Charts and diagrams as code
|---|

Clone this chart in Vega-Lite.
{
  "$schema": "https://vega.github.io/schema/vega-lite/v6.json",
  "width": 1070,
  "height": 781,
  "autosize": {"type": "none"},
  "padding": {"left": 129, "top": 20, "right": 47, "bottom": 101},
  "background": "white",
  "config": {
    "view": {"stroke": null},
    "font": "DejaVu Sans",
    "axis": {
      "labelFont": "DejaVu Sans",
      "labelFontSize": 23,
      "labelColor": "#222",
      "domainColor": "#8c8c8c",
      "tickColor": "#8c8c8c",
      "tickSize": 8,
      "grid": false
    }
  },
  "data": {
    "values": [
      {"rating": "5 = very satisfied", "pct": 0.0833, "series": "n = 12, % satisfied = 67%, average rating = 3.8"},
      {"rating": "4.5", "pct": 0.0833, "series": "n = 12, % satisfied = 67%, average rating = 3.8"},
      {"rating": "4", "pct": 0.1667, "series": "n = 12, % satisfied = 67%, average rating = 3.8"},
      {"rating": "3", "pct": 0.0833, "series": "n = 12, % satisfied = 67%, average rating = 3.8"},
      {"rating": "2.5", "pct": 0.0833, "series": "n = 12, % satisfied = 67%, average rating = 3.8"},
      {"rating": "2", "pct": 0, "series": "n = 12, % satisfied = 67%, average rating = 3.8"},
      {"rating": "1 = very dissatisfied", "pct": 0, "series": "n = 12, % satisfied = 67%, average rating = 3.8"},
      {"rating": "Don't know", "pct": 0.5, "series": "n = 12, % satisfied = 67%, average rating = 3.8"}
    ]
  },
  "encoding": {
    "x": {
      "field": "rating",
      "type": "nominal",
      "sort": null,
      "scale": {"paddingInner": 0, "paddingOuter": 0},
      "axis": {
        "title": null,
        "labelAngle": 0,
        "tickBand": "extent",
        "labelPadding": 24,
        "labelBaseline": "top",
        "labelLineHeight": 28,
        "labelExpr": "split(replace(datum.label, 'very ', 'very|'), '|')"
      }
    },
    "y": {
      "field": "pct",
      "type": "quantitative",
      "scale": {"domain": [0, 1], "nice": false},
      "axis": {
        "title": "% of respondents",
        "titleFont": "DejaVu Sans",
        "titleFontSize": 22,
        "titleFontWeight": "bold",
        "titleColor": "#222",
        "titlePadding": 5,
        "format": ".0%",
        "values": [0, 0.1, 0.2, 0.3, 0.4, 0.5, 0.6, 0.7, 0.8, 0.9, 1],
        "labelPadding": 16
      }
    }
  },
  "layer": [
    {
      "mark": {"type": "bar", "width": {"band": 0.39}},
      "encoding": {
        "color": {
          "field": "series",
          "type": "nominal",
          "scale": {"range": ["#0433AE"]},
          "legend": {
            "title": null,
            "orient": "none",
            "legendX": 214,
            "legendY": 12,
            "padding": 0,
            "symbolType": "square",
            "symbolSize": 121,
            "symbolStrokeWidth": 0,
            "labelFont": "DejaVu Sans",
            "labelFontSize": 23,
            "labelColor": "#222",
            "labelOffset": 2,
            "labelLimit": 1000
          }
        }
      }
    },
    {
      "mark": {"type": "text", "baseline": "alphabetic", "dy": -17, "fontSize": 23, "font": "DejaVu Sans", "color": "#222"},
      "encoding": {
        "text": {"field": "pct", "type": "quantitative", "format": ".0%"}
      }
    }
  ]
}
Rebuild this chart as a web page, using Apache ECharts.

|---|

Check each line of the entries above, and show every one holding the word "this".

Clone this chart in Vega-Lite.
Rebuild this chart as a web page, using Apache ECharts.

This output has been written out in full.